Community conversation

While in office, Levin said he has concentrated on fairer school funding and supporting development issues in Brooklyn.

“I really enjoy advocating for my constituents and fighting for good social service policies,” Levin said.

If re-elected, Levin said he would focus on education.

“Within New York City, there’s been a large debate over the last 10 years about the future of our education system,” he said. Levin wants to make the education system less caste-oriented, he said. Levin said he would also like to work on issues like housing, especially for senior citizens and the homeless, which have “been a real failure over the last few years,” he added.

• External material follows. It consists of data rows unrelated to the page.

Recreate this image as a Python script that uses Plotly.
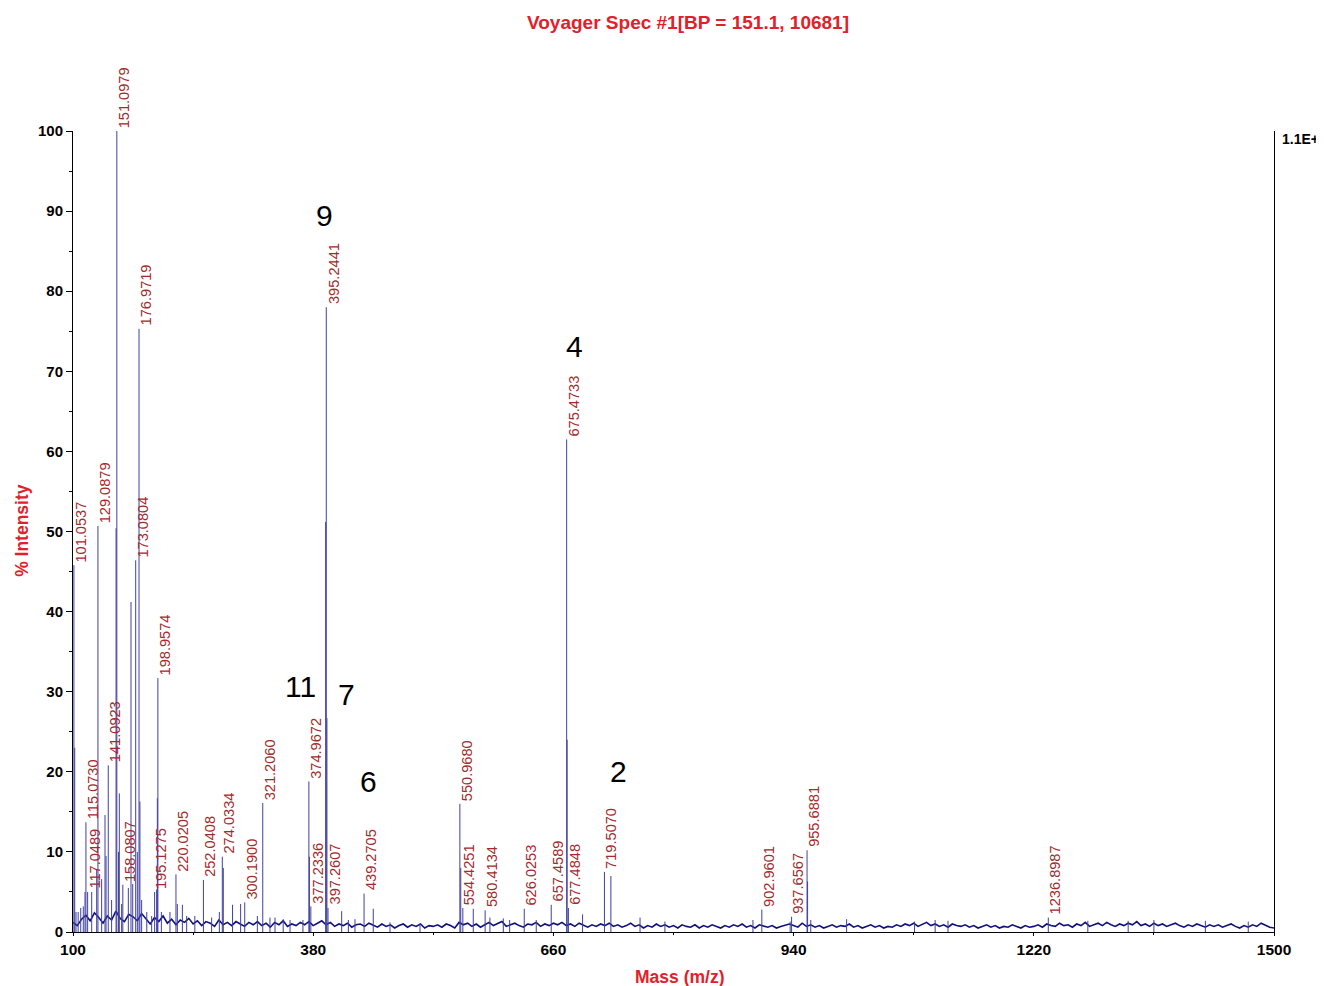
import plotly.graph_objects as go

# ---------------- data ----------------
title_text = "Voyager Spec #1[BP = 151.1, 10681]"
x_title = "Mass (m/z)"
y_title = "% Intensity"
right_axis_text = "1.1E+"

x_tick_vals = [100, 380, 660, 940, 1220, 1500]
y_tick_vals = [0, 10, 20, 30, 40, 50, 60, 70, 80, 90, 100]

# labelled peaks (m/z, % intensity)
label_mz = [101.0537, 115.0730, 117.0489, 129.0879, 141.0923, 151.0979, 158.0807,
            173.0804, 176.9719, 195.1275, 198.9574, 220.0205, 252.0408, 274.0334,
            300.1900, 321.2060, 374.9672, 377.2336, 395.2441, 397.2607, 439.2705,
            550.9680, 554.4251, 580.4134, 626.0253, 657.4589, 675.4733, 677.4848,
            719.5070, 902.9601, 937.6567, 955.6881, 1236.8987]
label_int = [45.8, 13.7, 5.0, 50.7, 20.8, 100.0, 5.9,
             46.4, 75.3, 5.0, 31.7, 7.2, 6.5, 9.4,
             3.7, 16.1, 18.8, 3.2, 78.0, 3.0, 4.8,
             16.0, 3.0, 2.7, 2.9, 3.4, 61.5, 3.0,
             7.5, 2.8, 1.9, 10.2, 1.8]

# unlabelled peaks
minor_mz = [102.0, 103.5, 106.0, 109.0, 112.0, 114.0, 121.8, 127.6, 133.4, 137.3,
            138.5, 145.0, 150.2, 153.0, 154.0, 156.7, 164.5, 167.6, 169.6, 175.0,
            178.0, 180.0, 186.0, 191.7, 197.5, 198.3, 203.0, 213.0, 221.6, 227.5,
            232.5, 242.0, 261.6, 270.6, 275.2, 286.0, 295.4, 314.9, 329.6, 335.5,
            345.0, 353.0, 368.0, 375.6, 394.5, 396.0, 413.2, 421.0, 428.7, 450.0,
            469.5, 504.5, 552.0, 566.6, 586.0, 601.6, 609.0, 640.0, 676.0, 694.0,
            727.0, 761.0, 790.0, 892.6, 936.0, 956.3, 960.0, 1001.8, 1081.0, 1105.0,
            1120.0, 1283.0, 1330.0, 1360.0, 1420.0, 1470.0]
minor_int = [23.0, 2.5, 2.5, 3.0, 3.2, 5.0, 5.0, 7.8, 6.6, 14.6,
             9.5, 4.0, 50.4, 10.0, 17.3, 3.5, 5.5, 41.2, 6.0, 10.0,
             16.3, 4.0, 2.5, 2.0, 5.3, 16.7, 2.5, 2.5, 3.5, 3.4,
             2.0, 2.0, 1.8, 2.5, 8.0, 3.4, 3.5, 2.0, 1.8, 1.8,
             1.6, 1.5, 1.5, 9.4, 51.2, 26.7, 2.6, 1.5, 1.6, 2.9,
             1.2, 1.0, 8.0, 2.9, 1.8, 1.7, 1.5, 1.5, 24.0, 2.2,
             7.0, 1.8, 1.3, 1.5, 1.3, 6.3, 1.5, 1.6, 1.3, 1.5,
             1.4, 1.4, 1.4, 1.5, 1.4, 1.3]

# baseline noise, read every 5 m/z from 100 to 1500
noise_mz = list(range(100, 1501, 5))
noise_int = [
    1.2, 0.8, 1.6, 2.1, 1.4, 2.4, 1.8, 1.1, 2.0, 1.5, 2.6, 1.7, 1.3, 2.2,
    1.9, 1.4, 2.3, 1.6, 1.0, 1.8, 1.3, 2.0, 1.1, 1.6, 0.9, 1.5, 1.2, 1.7,
    1.0, 1.4, 0.8, 1.3, 1.1, 0.7, 1.5, 0.9, 1.2, 0.8, 1.3, 1.0, 0.7, 1.2,
    0.9, 1.3, 0.8, 1.1, 0.6, 1.2, 0.9, 1.4, 0.7, 1.0, 0.8, 1.2, 0.9, 1.3,
    0.8, 1.1, 1.4, 0.9, 1.2, 0.7, 1.0, 0.8, 1.1, 0.6, 0.9, 1.0, 0.7, 1.1,
    0.8, 0.6, 1.0, 0.7, 0.9, 0.5, 0.8, 1.0, 0.6, 0.9, 0.7, 1.0, 0.5, 0.8,
    0.7, 0.9, 0.6, 1.0, 0.8, 0.5, 1.2, 0.9, 1.1, 0.7, 1.0, 0.6, 0.9, 1.2,
    0.8, 1.0, 1.3, 0.7, 0.9, 1.1, 0.8, 0.6, 1.0, 0.9, 1.2, 0.7, 1.0, 0.8,
    1.1, 0.9, 1.2, 0.8, 1.0, 0.7, 1.1, 0.8, 0.6, 0.9, 0.7, 1.0, 0.8, 1.1,
    0.7, 0.9, 0.6, 0.8, 1.1, 0.7, 0.9, 0.5, 0.8, 0.6, 1.0, 0.7, 0.9, 0.6,
    0.8, 0.5, 0.9, 0.7, 0.6, 0.9, 0.5, 0.8, 0.6, 0.9, 0.7, 0.5, 0.8, 0.6,
    0.9, 0.7, 1.0, 0.6, 0.8, 0.5, 0.9, 0.7, 0.6, 0.8, 0.5, 0.7, 0.9, 1.0,
    0.8, 0.6, 1.1, 0.7, 0.9, 0.6, 0.8, 0.5, 0.7, 0.9, 0.6, 0.8, 0.7, 1.0,
    0.6, 0.8, 0.5, 0.7, 0.9, 0.6, 0.8, 0.5, 0.7, 0.6, 0.9, 0.7, 1.0, 0.8,
    1.1, 0.7, 0.9, 1.2, 0.8, 1.0, 0.7, 0.9, 0.6, 1.0, 0.8, 0.7, 0.9, 0.6,
    0.8, 0.5, 0.7, 0.9, 0.6, 0.8, 0.5, 0.7, 0.6, 0.9, 0.7, 0.5, 0.8, 0.6,
    0.7, 0.9, 0.6, 1.0, 0.8, 0.7, 1.1, 0.8, 0.9, 0.6, 1.0, 0.8, 1.2, 0.7,
    0.9, 1.1, 0.8, 1.2, 0.9, 0.7, 1.0, 0.8, 1.1, 0.9, 1.3, 0.8, 1.0, 0.7,
    1.1, 0.8, 1.0, 0.7, 0.9, 1.1, 0.8, 0.6, 0.9, 0.7, 1.0, 0.8, 0.6, 0.9,
    0.7, 0.9, 0.6, 0.8, 1.0, 0.7, 0.5, 0.8, 0.6, 0.9, 0.7, 1.1, 0.8, 0.6,
    0.5,
]

# compound numbers and the peak each sits over
compound_text = ["9", "4", "11", "7", "6", "2"]
compound_peak = [395.2441, 675.4733, 374.9672, 397.2607, 439.2705, 719.5070]

# ---------------- styles ----------------
FONT = "Liberation Sans, Arial, sans-serif"
RED = "#e3202a"
LABEL_RED = "#a32a2a"
LINE = "#4040a0"
BASE = "#10107a"

# stick spectrum built from peak arrays
all_mz = label_mz + minor_mz
all_int = label_int + minor_int
sx, sy = [], []
for m, h in zip(all_mz, all_int):
    sx += [m, m, None]
    sy += [0, h, None]

fig = go.Figure()
fig.add_trace(go.Scatter(x=noise_mz, y=noise_int, mode="lines",
                         line=dict(color=BASE, width=1.6), hoverinfo="skip",
                         showlegend=False))
fig.add_trace(go.Scatter(x=sx, y=sy, mode="lines",
                         line=dict(color=LINE, width=1), hoverinfo="skip",
                         showlegend=False))

annotations = []
for m, h in zip(label_mz, label_int):
    annotations.append(dict(
        x=m, y=h, xref="x", yref="y", text=f"{m:.4f}", showarrow=False,
        textangle=-90, xanchor="center", yanchor="bottom", xshift=7, yshift=1,
        font=dict(family=FONT, size=14.6, color=LABEL_RED)))

peak_lookup = dict(zip(label_mz, label_int))
compound_offsets = [(-2, 92), (8, 93), (-8, 95), (18, 213), (4, 112), (14, 100)]
for t, m, (dx, dy) in zip(compound_text, compound_peak, compound_offsets):
    annotations.append(dict(
        x=m, y=peak_lookup[m], xref="x", yref="y", text=t, showarrow=False,
        xanchor="center", yanchor="middle", xshift=dx, yshift=dy,
        font=dict(family=FONT, size=30, color="black")))

# axis titles / right label
annotations.append(dict(
    x=-0.0425, y=0.502, xref="paper", yref="paper", text=y_title, showarrow=False,
    textangle=-90, xanchor="center", yanchor="middle",
    font=dict(family=FONT, size=17.5, color=RED, weight="bold")))
annotations.append(dict(
    x=0.505, y=-0.056, xref="paper", yref="paper", text=x_title, showarrow=False,
    xanchor="center", yanchor="middle",
    font=dict(family=FONT, size=17.5, color=RED, weight="bold")))
annotations.append(dict(
    x=1.005, y=0.99, xref="paper", yref="paper", text=right_axis_text,
    showarrow=False, xanchor="left", yanchor="middle",
    font=dict(family=FONT, size=14, color="black", weight="bold")))

# the page body adds an 8 px margin, so the figure is 8 px smaller on each side
fig.update_layout(
    width=1316, height=978,
    margin=dict(l=65, r=50, t=123, b=54),
    paper_bgcolor="white", plot_bgcolor="white",
    title=dict(text=title_text, x=680 / 1316, xanchor="center", y=1 - 14 / 978,
               yanchor="middle", yref="container", xref="container",
               font=dict(family=FONT, size=19, color=RED, weight="bold")),
    annotations=annotations,
    xaxis=dict(range=[100, 1500], tickvals=x_tick_vals, showgrid=False,
               zeroline=False, showline=True, linecolor="black", linewidth=1,
               ticks="outside", ticklen=3, tickcolor="black",
               minor=dict(dtick=140, tick0=100, ticks="outside", ticklen=2,
                          tickcolor="black"),
               tickfont=dict(family=FONT, size=15.5, color="black", weight="bold")),
    yaxis=dict(range=[0, 100], tickvals=y_tick_vals, showgrid=False,
               zeroline=False, showline=True, linecolor="black", linewidth=1,
               mirror=True, ticks="outside", ticklen=6, tickcolor="black",
               minor=dict(dtick=5, tick0=0, ticks="outside", ticklen=3,
                          tickcolor="black"),
               tickfont=dict(family=FONT, size=15, color="black", weight="bold")),
)

fig.write_html("out.html")
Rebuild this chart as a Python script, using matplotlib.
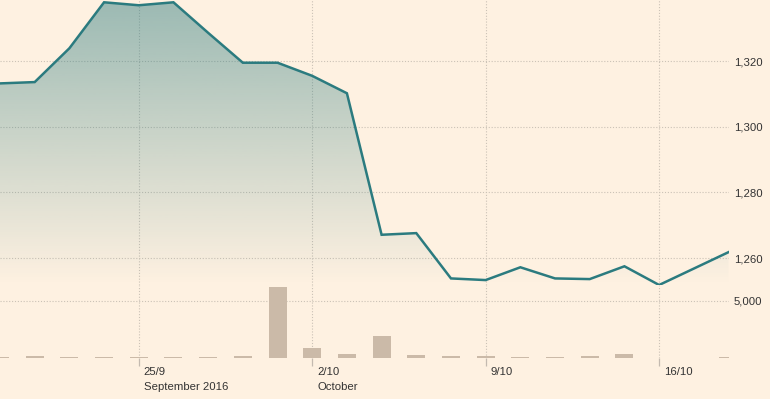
import numpy as np
import matplotlib
matplotlib.use("Agg")
import matplotlib.pyplot as plt
from matplotlib.patches import Polygon
from matplotlib.transforms import ScaledTranslation

plt.rcParams['font.family'] = ['Liberation Sans', 'DejaVu Sans']

# Gold price, daily closes (trading days)
price = [1313.2, 1313.6, 1323.9, 1337.9, 1337.0, 1337.9, 1328.6, 1319.5, 1319.5,
         1315.5, 1310.2, 1267.1, 1267.6, 1253.8, 1253.3, 1257.2, 1253.8, 1253.6,
         1257.5, 1251.8, 1256.8, 1261.8]
volume = [90, 150, 90, 90, 90, 90, 90, 150, 6230, 850, 320, 1900,
          230, 150, 150, 90, 90, 150, 320, 0, 0, 100]
tick_pos = [4, 9, 14, 19]
tick_day = ["25/9", "2/10", "9/10", "16/10"]
tick_month = ["September 2016", "October", "", ""]
price_ticks = [1260, 1280, 1300, 1320]
vol_ticks = [5000]

bg = "#fef1e1"
line_col = "#2b7b7f"
grid_col = "#cbc2b6"
bar_col = "#cbbaa8"
text_col = "#333333"

x = np.arange(len(price))
W, H = 770, 399
fig = plt.figure(figsize=(W / 100, H / 100), dpi=100, facecolor=bg)

right = 728.5 / W
ax = fig.add_axes([0, 1 - 285 / H, right, 285 / H], facecolor=bg)
axv = fig.add_axes([0, 1 - 358 / H, right, 73 / H], facecolor=bg)

ymin, ymax = 1251.8, 1338.6
ax.set_xlim(0, len(price) - 1)
ax.set_ylim(ymin, ymax)

# gradient fill under the line
alpha = np.linspace(0.47, 0.0, 256).reshape(-1, 1)
rgb = matplotlib.colors.to_rgb(line_col)
grad = np.zeros((256, 1, 4))
grad[:, :, :3] = rgb
grad[:, :, 3] = alpha
im = ax.imshow(grad, aspect="auto", extent=(0, len(price) - 1, ymin, ymax),
               origin="upper", zorder=1)
verts = list(zip(x, price)) + [(len(price) - 1, ymin), (0, ymin)]
patch = Polygon(verts, closed=True, facecolor="none", edgecolor="none")
ax.add_patch(patch)
im.set_clip_path(patch)

ax.plot(x, price, color=line_col, lw=1.8, zorder=3, solid_joinstyle="miter")

# volume bars
axv.bar(x, volume, width=0.52, color=bar_col, zorder=2)
axv.set_xlim(0, len(price) - 1)
axv.set_ylim(0, 6400)

for a, ticks in ((ax, price_ticks), (axv, vol_ticks)):
    for s in a.spines.values():
        s.set_visible(False)
    a.set_yticks(ticks)
    a.set_yticklabels([f"{t:,}" for t in ticks])
    a.yaxis.tick_right()
    a.tick_params(axis="y", length=0, pad=4, labelsize=8.2, labelcolor=text_col)
    a.set_xticks([])
    for t in ticks:
        a.axhline(t, color=grid_col, lw=0.8, ls=(0, (1, 1.6)), zorder=0)
    for p in tick_pos:
        a.axvline(p, color=grid_col, lw=0.8, ls=(0, (1, 1.6)), zorder=0)

# x ticks and labels under the volume panel
axv.set_xticks(tick_pos)
axv.set_xticklabels([])
axv.tick_params(axis="x", length=6, width=0.9, color="#c4bab0", direction="out")
off = ScaledTranslation(5 / 100, 0, fig.dpi_scale_trans)
for p, d, m in zip(tick_pos, tick_day, tick_month):
    axv.text(p, -0.12, d, transform=axv.get_xaxis_transform() + off,
             ha="left", va="top", fontsize=8.2, color=text_col)
    if m:
        axv.text(p, -0.33, m, transform=axv.get_xaxis_transform() + off,
                 ha="left", va="top", fontsize=8.2, color=text_col)

fig.savefig("out.png", dpi=100, facecolor=bg)
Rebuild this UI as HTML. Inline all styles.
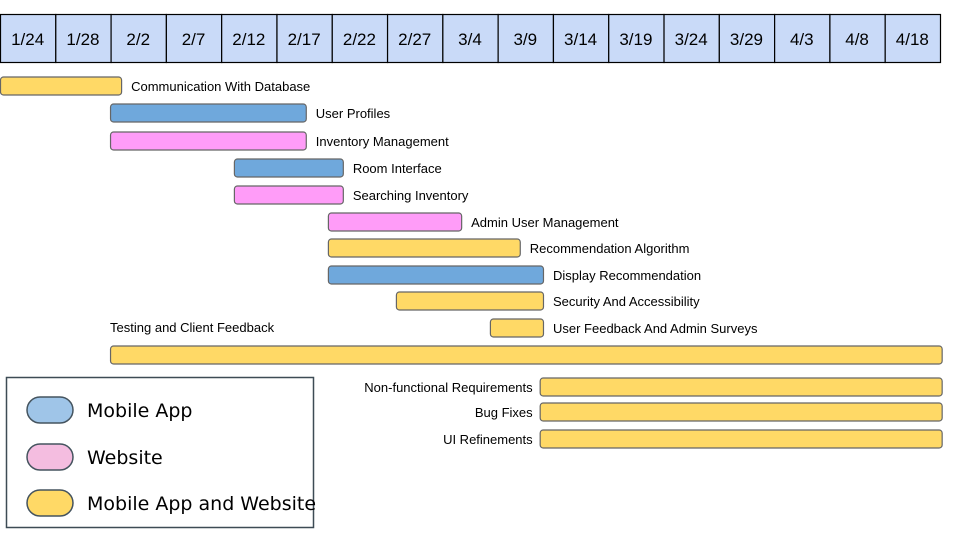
<!DOCTYPE html>
<html><head><meta charset="utf-8"><style>
body{margin:0;background:#fff;font-family:"Liberation Sans",sans-serif;}
svg{display:block}
</style></head><body>
<svg id="c" width="960" height="540" xmlns="http://www.w3.org/2000/svg">
<g id="hdr"></g>
<g id="bars"></g>
<g>
<rect x="6.5" y="377.5" width="307" height="150" fill="#fff" stroke="#3d4b55" stroke-width="1.5"/>
<g><rect x="27" y="397" width="46" height="26" rx="13" fill="#9fc5e8" stroke="#45545f" stroke-width="1.5"/><text x="87" y="417" font-size="19" font-family="DejaVu Sans,sans-serif" fill="#000">Mobile App</text></g>
<g><rect x="27" y="444" width="46" height="26" rx="13" fill="#f4bde0" stroke="#45545f" stroke-width="1.5"/><text x="87" y="464" font-size="19" font-family="DejaVu Sans,sans-serif" fill="#000">Website</text></g>
<g><rect x="27" y="490" width="46" height="26" rx="13" fill="#ffd966" stroke="#45545f" stroke-width="1.5"/><text x="87" y="510" font-size="19" font-family="DejaVu Sans,sans-serif" fill="#000">Mobile App and Website</text></g>
</g>
</svg>
<script>
const dateLabels=["1/24","1/28","2/2","2/7","2/12","2/17","2/22","2/27","3/4","3/9","3/14","3/19","3/24","3/29","4/3","4/8","4/18"];
const taskNames=["Communication With Database","User Profiles","Inventory Management","Room Interface","Searching Inventory","Admin User Management","Recommendation Algorithm","Display Recommendation","Security And Accessibility","User Feedback And Admin Surveys","Testing and Client Feedback","Non-functional Requirements","Bug Fixes","UI Refinements"];
const taskStart=[0,1.99,1.99,4.23,4.23,5.93,5.93,5.93,7.16,8.86,1.99,9.76,9.76,9.76];
const taskEnd=[2.19,5.53,5.53,6.2,6.2,8.34,9.4,9.82,9.82,9.82,17.03,17.03,17.03,17.03];
const taskType=["both","mobile","web","mobile","web","web","both","mobile","both","both","both","both","both","both"];
const taskRowY=[86,113,141,168,195,222,248,275,301,328,355,387,412,439];
const labelPos=["right","right","right","right","right","right","right","right","right","right","above","left","left","left"];
const NS="http://www.w3.org/2000/svg";
const colW=940/17;
function xs(v){return v*colW;}
function mk(t,a,p){const e=document.createElementNS(NS,t);for(const k in a)e.setAttribute(k,a[k]);p.appendChild(e);return e;}
const hdr=document.getElementById('hdr');
dateLabels.forEach((d,i)=>{
  const r=mk('rect',{x:xs(i)+0.5,y:14.5,width:colW,height:48,fill:'#c9daf8',stroke:'#000','stroke-width':1.2},hdr);
  
  
  const t=mk('text',{x:xs(i)+colW/2,y:45,'text-anchor':'middle','font-size':17,fill:'#000'},hdr);
  t.textContent=d;
  
  
});
const colors={both:'#ffd966',mobile:'#6fa8dc',web:'#ff9cf8'};
const bars=document.getElementById('bars');
taskNames.forEach((n,i)=>{
  const x0=xs(taskStart[i]),x1=xs(taskEnd[i]),y=taskRowY[i];
  const r=mk('rect',{x:x0+0.5,y:y-9,width:x1-x0,height:18,rx:3,fill:colors[taskType[i]],stroke:'#666','stroke-width':1.2},bars);
  
  
  let t;
  if(labelPos[i]==='right'){t=mk('text',{x:x1+10,y:y+5,'font-size':13,fill:'#000'},bars);}
  else if(labelPos[i]==='left'){t=mk('text',{x:x0-7,y:y+5,'font-size':13,fill:'#000','text-anchor':'end'},bars);}
  else {t=mk('text',{x:x0,y:y-23,'font-size':13,fill:'#000'},bars);}
  t.textContent=n;
  
  
});
</script>
</body></html>
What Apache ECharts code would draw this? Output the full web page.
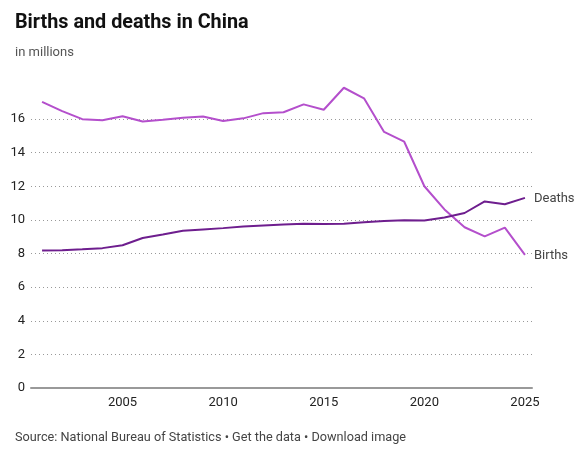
<!DOCTYPE html>
<html>
<head>
<meta charset="utf-8">
<script src="https://cdn.jsdelivr.net/npm/echarts@6/dist/echarts.min.js"></script>
<style>html,body{margin:0;padding:0;background:#fff}#c{width:583px;height:450px}</style>
</head>
<body>
<div id="c"></div>
<script>
const years = [2001,2002,2003,2004,2005,2006,2007,2008,2009,2010,2011,2012,2013,2014,2015,2016,2017,2018,2019,2020,2021,2022,2023,2024,2025];
const births = [17.02,16.47,15.99,15.93,16.17,15.85,15.95,16.08,16.15,15.88,16.04,16.35,16.40,16.87,16.55,17.86,17.23,15.23,14.65,12.00,10.62,9.56,9.02,9.54,7.92];
const deaths = [8.18,8.20,8.25,8.32,8.49,8.92,9.13,9.35,9.43,9.51,9.60,9.66,9.72,9.77,9.75,9.77,9.86,9.93,9.98,9.97,10.14,10.41,11.10,10.93,11.31];
const xTicks = [2005,2010,2015,2020,2025];
const yTicks = [0,2,4,6,8,10,12,14,16];

const chart = echarts.init(document.getElementById('c'), null, {renderer:'canvas'});
const font = 'Roboto, "Noto Sans", sans-serif';
const pair = arr => years.map((y,i)=>[y,arr[i]]);
chart.setOption({
  animation:false,
  backgroundColor:'#fff',
  textStyle:{fontFamily:font},
  title:[
    {text:'Births and deaths in China',left:10,top:8,textStyle:{fontFamily:font,fontSize:19.8,fontWeight:'bold',color:'#111'}},
    {text:'in millions',left:10,top:41,textStyle:{fontFamily:font,fontSize:13,fontWeight:'normal',color:'#555'}},
    {text:'Source: National Bureau of Statistics • Get the data • Download image',left:10,top:426,textStyle:{fontFamily:font,fontSize:12.7,fontWeight:'normal',color:'#444'}}
  ],
  grid:{left:31,right:51,top:85.4,bottom:62,containLabel:false},
  xAxis:{type:'value',min:2000.45,max:2025.35,
    axisLine:{show:true,lineStyle:{color:'#999',width:2}},
    axisTick:{show:false},splitLine:{show:false},
    axisLabel:{customValues:xTicks,color:'#222',fontSize:13,margin:8,formatter:v=>String(v)}},
  yAxis:{type:'value',min:0,max:18,interval:2,
    axisLine:{show:false},axisTick:{show:false},
    axisLabel:{customValues:yTicks,color:'#222',fontSize:13,margin:6},
    splitLine:{show:true,lineStyle:{type:[1,3],color:['#999','#999','#999','#999','#999','#999','#999','#999','#999','rgba(0,0,0,0)']}}},
  series:[
    {name:'Births',type:'line',data:pair(births),showSymbol:false,lineStyle:{color:'#b44fcc',width:2},itemStyle:{color:'#b44fcc'},
      endLabel:{show:true,formatter:'{a}',color:'#444',fontSize:13,distance:9,offset:[0,1],fontFamily:font}},
    {name:'Deaths',type:'line',data:pair(deaths),showSymbol:false,lineStyle:{color:'#6e1e8e',width:2},itemStyle:{color:'#6e1e8e'},
      endLabel:{show:true,formatter:'{a}',color:'#444',fontSize:13,distance:9,offset:[0,1],fontFamily:font}}
  ]
});
</script>
</body>
</html>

Though Pierson has won the support of the Aroynem faction of Brooklyn’s divided and influential Satmar Hasidic Jewish community, the odds favor a win for Levin, said Michael Tobman, a consultant to the Aroynem.

The Aroynem group, which has a “complicated relationship” with Levin, has indicated that they would like to communicate with him, but he has made no attempt to reach out to them, Tobman said. Despite this, Tobman said Levin has done a good job on the Council during his tenure.

“We hope that Levin will engage in more productive conversations” with the Aroynem if re-elected, and that he will be less “standoffish,” Tobman said.